Northouse (1997) describes this as affiliative leadership: “from the decision-making behaviors of individual leaders to what leaders do to enable followers to grow, learn, and engage in collaborative, team-oriented decision making” (pp. 242-243). A team that functions effectively is one in which the organization’s culture is ultimately the responsibility of all members through the empowerment they receive (Block, 1993, p. 49). In this type of relationship, not only does the leader invite and acknowledge the individual by virtue of his or her inclination towards a people-based leadership style, but in effect, the vision for the organization at its best may become a synergy of all its constituents’ consistent contributions. When affiliative leadership optimally recruits the talent and human resources of all involved, “leaders and constituents are mutually responsible for the same effects, with or without explicitly shared decision making” (Senge et al., 1994, p. 72).
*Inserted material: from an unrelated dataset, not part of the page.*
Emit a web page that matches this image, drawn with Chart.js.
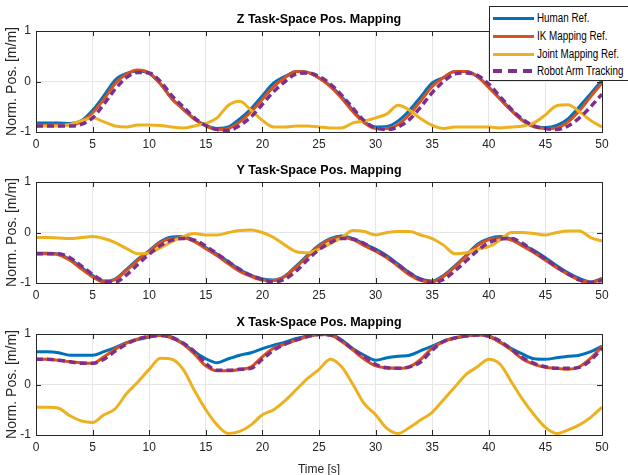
<!DOCTYPE html>
<html>
<head>
<meta charset="utf-8">
<script src="https://cdn.jsdelivr.net/npm/chart.js@4.4.1/dist/chart.umd.min.js"></script>
<style>
  body { margin: 0; background: #fff; }
  #wrap { position: relative; width: 628px; height: 475px; overflow: hidden; background: #fff; }
  canvas { position: absolute; left: 0; }
  #legend {
    position: absolute; left: 489px; top: 6px; width: 142px; height: 75px;
    border: 1px solid #262626; background: #fff; box-sizing: border-box;
    font-family: "Liberation Sans", Arial, sans-serif; font-size: 12px; color: #000;
  }
  .item { position: absolute; left: 3px; height: 18px; line-height: 18px; white-space: nowrap; }
  .sample { position: absolute; left: 0; top: 8px; width: 41px; height: 3px; }
  .label { position: absolute; left: 44px; top: 0; transform: scaleX(0.82); transform-origin: 0 50%; }
</style>
</head>
<body>
<div id="wrap">
  <canvas id="chartZ" width="628" height="152" style="top:0px"></canvas>
  <canvas id="chartY" width="628" height="152" style="top:151px"></canvas>
  <canvas id="chartX" width="628" height="180" style="top:303px"></canvas>
  <div id="legend"></div>
</div>
<script>
//time axis [s]
var time = [0,1,2,3,4,5,6,7,8,9,10,11,12,13,14,15,16,17,18,19,20,21,22,23,24,25,26,27,28,29,30,31,32,33,34,35,36,37,38,39,40,41,42,43,44,45,46,47,48,49,50];
var xTicks = [0,5,10,15,20,25,30,35,40,45,50];
var yTicks = [-1,0,1];
var seriesNames = ["Human Ref.", "IK Mapping Ref.", "Joint Mapping Ref.", "Robot Arm Tracking"];

//Z panel
var zHuman = [-0.82,-0.82,-0.82,-0.83,-0.78,-0.57,-0.28,0.03,0.16,0.21,0.16,-0.05,-0.34,-0.54,-0.74,-0.87,-0.93,-0.9,-0.74,-0.54,-0.28,-0.03,0.1,0.2,0.18,0.07,-0.08,-0.3,-0.57,-0.8,-0.9,-0.89,-0.78,-0.57,-0.3,-0.03,0.08,0.2,0.2,0.1,-0.11,-0.34,-0.57,-0.77,-0.89,-0.91,-0.87,-0.74,-0.5,-0.24,0.02];
var zIK = [-0.86,-0.86,-0.86,-0.86,-0.8,-0.62,-0.35,-0.04,0.15,0.23,0.17,-0.05,-0.34,-0.55,-0.75,-0.88,-0.95,-0.93,-0.8,-0.6,-0.35,-0.1,0.08,0.2,0.18,0.07,-0.1,-0.33,-0.6,-0.82,-0.93,-0.93,-0.85,-0.65,-0.38,-0.1,0.08,0.2,0.2,0.1,-0.12,-0.35,-0.58,-0.78,-0.9,-0.93,-0.92,-0.8,-0.58,-0.3,-0.03];
var zJoint = [-0.88,-0.88,-0.88,-0.85,-0.78,-0.72,-0.8,-0.88,-0.9,-0.86,-0.86,-0.87,-0.9,-0.92,-0.88,-0.83,-0.72,-0.47,-0.39,-0.57,-0.77,-0.9,-0.9,-0.88,-0.88,-0.9,-0.92,-0.92,-0.82,-0.78,-0.72,-0.64,-0.47,-0.57,-0.74,-0.87,-0.93,-0.9,-0.9,-0.9,-0.9,-0.92,-0.9,-0.88,-0.82,-0.66,-0.48,-0.46,-0.6,-0.77,-0.9];
var zRobot = [-0.88,-0.88,-0.88,-0.88,-0.85,-0.72,-0.45,-0.15,0.08,0.18,0.17,0.0,-0.28,-0.5,-0.72,-0.87,-0.95,-0.97,-0.87,-0.7,-0.45,-0.2,0.0,0.15,0.17,0.1,-0.05,-0.27,-0.53,-0.78,-0.92,-0.95,-0.9,-0.75,-0.5,-0.22,0.0,0.15,0.17,0.12,-0.05,-0.3,-0.55,-0.75,-0.88,-0.93,-0.95,-0.88,-0.72,-0.5,-0.25];

//Y panel
var yHuman = [-0.41,-0.41,-0.43,-0.53,-0.69,-0.85,-0.96,-0.92,-0.73,-0.53,-0.36,-0.18,-0.09,-0.08,-0.17,-0.3,-0.43,-0.58,-0.74,-0.85,-0.92,-0.94,-0.86,-0.66,-0.45,-0.25,-0.12,-0.07,-0.12,-0.23,-0.33,-0.46,-0.63,-0.8,-0.92,-0.96,-0.85,-0.66,-0.45,-0.23,-0.12,-0.08,-0.13,-0.25,-0.36,-0.5,-0.66,-0.8,-0.91,-0.98,-0.91];
var yIK = [-0.42,-0.42,-0.44,-0.55,-0.72,-0.88,-0.98,-0.93,-0.75,-0.55,-0.38,-0.2,-0.12,-0.11,-0.18,-0.32,-0.46,-0.62,-0.77,-0.87,-0.94,-0.95,-0.87,-0.68,-0.47,-0.27,-0.14,-0.1,-0.14,-0.26,-0.37,-0.5,-0.67,-0.84,-0.95,-0.98,-0.87,-0.68,-0.47,-0.26,-0.14,-0.11,-0.15,-0.27,-0.4,-0.55,-0.7,-0.83,-0.94,-0.99,-0.92];
var yJoint = [-0.1,-0.1,-0.11,-0.12,-0.1,-0.08,-0.12,-0.2,-0.32,-0.42,-0.4,-0.3,-0.18,-0.08,-0.02,-0.05,-0.05,0.0,0.04,0.05,0.0,-0.1,-0.25,-0.38,-0.4,-0.33,-0.22,-0.1,0.04,0.02,-0.05,0.0,0.02,0.02,-0.05,-0.12,-0.25,-0.42,-0.4,-0.33,-0.28,-0.15,0.0,0.0,-0.02,-0.05,0.0,0.03,0.03,-0.1,-0.17];
var yRobot = [-0.42,-0.42,-0.42,-0.5,-0.66,-0.83,-0.96,-0.98,-0.84,-0.63,-0.43,-0.26,-0.15,-0.12,-0.15,-0.27,-0.42,-0.58,-0.73,-0.85,-0.93,-0.98,-0.92,-0.76,-0.54,-0.34,-0.2,-0.12,-0.13,-0.22,-0.35,-0.48,-0.64,-0.8,-0.93,-0.99,-0.93,-0.76,-0.56,-0.36,-0.2,-0.13,-0.12,-0.22,-0.37,-0.52,-0.68,-0.82,-0.94,-0.99,-0.95];

//X panel
var xHuman = [0.65,0.65,0.63,0.58,0.58,0.58,0.65,0.73,0.83,0.89,0.94,0.98,0.94,0.81,0.65,0.51,0.43,0.51,0.58,0.63,0.71,0.78,0.84,0.91,0.96,0.99,0.99,0.88,0.71,0.58,0.48,0.53,0.56,0.58,0.67,0.76,0.86,0.92,0.96,0.99,0.96,0.84,0.71,0.6,0.51,0.5,0.53,0.56,0.58,0.65,0.76];
var xIK = [0.5,0.5,0.48,0.45,0.43,0.42,0.55,0.7,0.82,0.9,0.95,0.97,0.92,0.8,0.6,0.37,0.27,0.27,0.3,0.35,0.55,0.72,0.8,0.88,0.95,0.99,0.98,0.85,0.68,0.5,0.37,0.33,0.32,0.35,0.5,0.72,0.85,0.92,0.96,0.98,0.95,0.83,0.68,0.5,0.4,0.34,0.32,0.3,0.35,0.52,0.75];
var xJoint = [-0.45,-0.45,-0.47,-0.62,-0.72,-0.75,-0.6,-0.48,-0.18,0.05,0.3,0.52,0.5,0.3,-0.12,-0.5,-0.8,-0.97,-0.93,-0.8,-0.6,-0.5,-0.32,-0.1,0.12,0.3,0.5,0.35,0.0,-0.38,-0.6,-0.87,-0.97,-0.85,-0.7,-0.55,-0.3,-0.05,0.2,0.35,0.5,0.4,0.05,-0.3,-0.6,-0.85,-0.97,-0.9,-0.8,-0.65,-0.45];
var xRobot = [0.5,0.5,0.48,0.45,0.42,0.42,0.5,0.66,0.8,0.9,0.95,0.97,0.93,0.82,0.65,0.42,0.28,0.28,0.3,0.32,0.5,0.68,0.8,0.88,0.95,0.99,0.98,0.87,0.7,0.55,0.4,0.33,0.32,0.35,0.45,0.68,0.85,0.92,0.96,0.98,0.96,0.86,0.7,0.53,0.42,0.35,0.32,0.32,0.34,0.48,0.72];

var colors = ["#0072BD", "#D95319", "#EDB120", "#7E2F8E"];
var fontName = '"Liberation Sans", Arial, sans-serif';

//pair time with values
function toPoints(values) {
  var pts = [];
  for (var i = 0; i < time.length; i++) {
    pts.push({ x: time[i], y: values[i] });
  }
  return pts;
}

//matlab style box + inward ticks
var boxPlugin = {
  id: 'boxPlugin',
  afterDraw: function (chart) {
    var ctx = chart.ctx;
    var a = chart.chartArea;
    var xs = chart.scales.x;
    var ys = chart.scales.y;
    ctx.save();
    ctx.strokeStyle = '#262626';
    ctx.lineWidth = 1;
    ctx.strokeRect(Math.round(a.left) + 0.5, Math.round(a.top) + 0.5, Math.round(a.right - a.left), Math.round(a.bottom - a.top));
    ctx.beginPath();
    xTicks.forEach(function (v) {
      var px = Math.round(xs.getPixelForValue(v)) + 0.5;
      ctx.moveTo(px, a.bottom); ctx.lineTo(px, a.bottom - 5);
      ctx.moveTo(px, a.top); ctx.lineTo(px, a.top + 5);
    });
    yTicks.forEach(function (v) {
      var py = Math.round(ys.getPixelForValue(v)) + 0.5;
      ctx.moveTo(a.left, py); ctx.lineTo(a.left + 5, py);
      ctx.moveTo(a.right, py); ctx.lineTo(a.right - 5, py);
    });
    ctx.stroke();
    ctx.restore();
  }
};

function makeChart(id, title, human, ik, joint, robot, showTime) {
  var values = [human, ik, joint, robot];
  var datasets = [];
  for (var i = 0; i < values.length; i++) {
    datasets.push({
      label: seriesNames[i],
      data: toPoints(values[i]),
      borderColor: colors[i],
      borderWidth: i == 3 ? 3.5 : 3,
      borderDash: i == 3 ? [7, 4] : [],
      pointRadius: 0,
      cubicInterpolationMode: 'monotone',
      order: 3 - i
    });
  }
  return new Chart(document.getElementById(id).getContext('2d'), {
    type: 'line',
    data: { datasets: datasets },
    plugins: [boxPlugin],
    options: {
      responsive: false,
      animation: false,
      layout: { padding: { left: 0, right: 26, top: 0, bottom: 0 } },
      plugins: {
        legend: { display: false },
        tooltip: { enabled: false },
        title: {
          display: true,
          fullSize: false,
          text: title,
          color: '#000',
          font: { family: fontName, size: 12.5, weight: 'bold', lineHeight: 1.2 },
          padding: { top: 12.5, bottom: 3.5 }
        }
      },
      scales: {
        x: {
          type: 'linear', min: 0, max: 50,
          afterFit: function (s) { s.height = showTime ? 48 : 20; },
          afterBuildTicks: function (s) { s.ticks = xTicks.map(function (v) { return { value: v }; }); },
          grid: { color: '#e6e6e6', drawTicks: false },
          border: { display: false },
          ticks: { color: '#262626', font: { family: fontName, size: 12 }, padding: 5, maxRotation: 0 },
          title: { display: showTime, text: 'Time [s]', color: '#262626', font: { family: fontName, size: 12 }, padding: { top: 0, bottom: 6 } }
        },
        y: {
          type: 'linear', min: -1, max: 1,
          afterFit: function (s) { s.width = 36; },
          afterBuildTicks: function (s) { s.ticks = yTicks.map(function (v) { return { value: v }; }); },
          grid: { color: '#e6e6e6', drawTicks: false },
          border: { display: false },
          ticks: { color: '#262626', font: { family: fontName, size: 12 }, padding: 5 },
          title: { display: true, text: 'Norm. Pos. [m/m]', color: '#262626', font: { family: fontName, size: 14 }, padding: { top: 4, bottom: 0 } }
        }
      }
    }
  });
}

var chartZ = makeChart('chartZ', 'Z Task-Space Pos. Mapping', zHuman, zIK, zJoint, zRobot, false);
var chartY = makeChart('chartY', 'Y Task-Space Pos. Mapping', yHuman, yIK, yJoint, yRobot, false);
var chartX = makeChart('chartX', 'X Task-Space Pos. Mapping', xHuman, xIK, xJoint, xRobot, true);

//legend box over the top plot
var legend = document.getElementById('legend');
chartZ.data.datasets.forEach(function (ds, i) {
  var item = document.createElement('div');
  item.className = 'item';
  item.style.top = (2 + i * 17.8) + 'px';
  item.style.width = '136px';
  var sample = document.createElement('div');
  sample.className = 'sample';
  if (ds.borderDash.length) {
    sample.style.height = '4px';
    sample.style.top = '7px';
    sample.style.background = 'repeating-linear-gradient(90deg,' + ds.borderColor + ' 0 9px, transparent 9px 15px)';
  } else {
    sample.style.background = ds.borderColor;
  }
  var label = document.createElement('span');
  label.className = 'label';
  label.textContent = ds.label;
  item.appendChild(sample);
  item.appendChild(label);
  legend.appendChild(item);
});
</script>
</body>
</html>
“The best team leaders are able to get everyone to buy into a common sense of mission, goals, and agenda. The ability to articulate a compelling vision that serves as the guiding force for the group may be the single most important contribution of a good team leader” (Goleman, 1998, p. 223). Although this paper has shown that management is an integral part of a leaders effort to sustain lasting organizational change, it cannot be done in isolation. Management combined with a good team and the leader’s ability to inspire and create a vision for the future that has engagement throughout the organization is critical to success. An additional component to that success is a willingness to act on change initiatives quickly and deliberately once the organization’s goals are built and shared as a common purpose. At that point, the leader’s hand is extended as an invitation to employees through the company to join this vital effort of long-term growth, improvement, and success.